Recently the media did just that to shield Hillary Clinton from her close association with an actual, factual Ku Klux Klan leader.
West Virginia Senator Robert Byrd was once a proud member of the racist Ku Klux Klan domestic terrorist group. And not just a member, but a leader in the hate group. He had a title, an office, and an important position in the West Virginia Klan hierarchy. And when Hillary was first involved in the U.S. Senate, Byrd became her close associate and mentor — she even used that term to describe him.
That is exactly what Donald Trump mentioned at a recent rally. Hillary has called Byrd her “mentor” and Byrd was a decades-long member of the Klan. These are facts, not claims.
So, how did CNN report Trump’s words?
Donald Trump spreads a claim that Hillary Clinton's "mentor" was a "KKK member" https://t.co/3664Khp49V pic.twitter.com/tQySvpgCpi
— CNN Politics (@CNNPolitics) August 28, 2016
Now, if you didn’t actually know history you would read that CNN headline and think Trump was “spreading” a false “claim.” But the truth is, there was no “spreading claims” in Trump’s words. He was citing a fact.
The Washington-based newspaper The Hill played the same semantics game to turn a fact into a “claim.”

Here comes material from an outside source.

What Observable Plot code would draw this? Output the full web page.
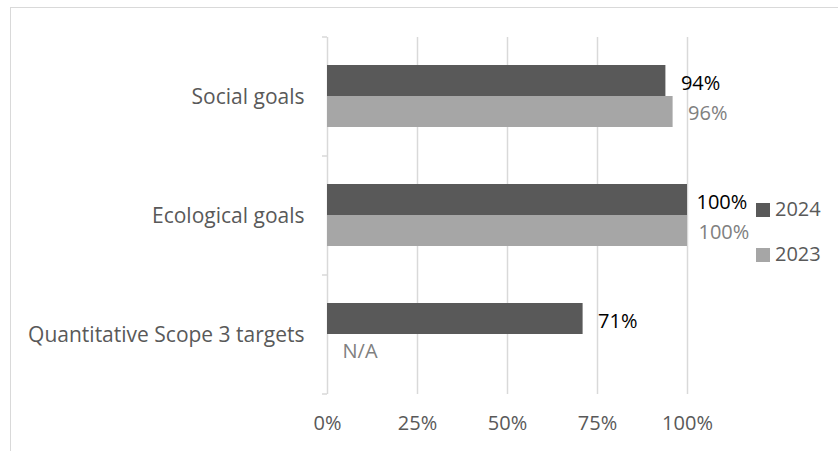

Trump shares tweet that claims Clinton's "mentor" was a "KKK member" https://t.co/cmOGDVGVyy pic.twitter.com/Gjvt0AChg0
— The Hill (@thehill) August 28, 2016
Even the liberal Wikipedia notes that Byrd was a key member of the Klan in Sophia, West Virginia.
And, yes, Hillary did call Byrd her mentor:
That is inescapable fact, not a “claim.”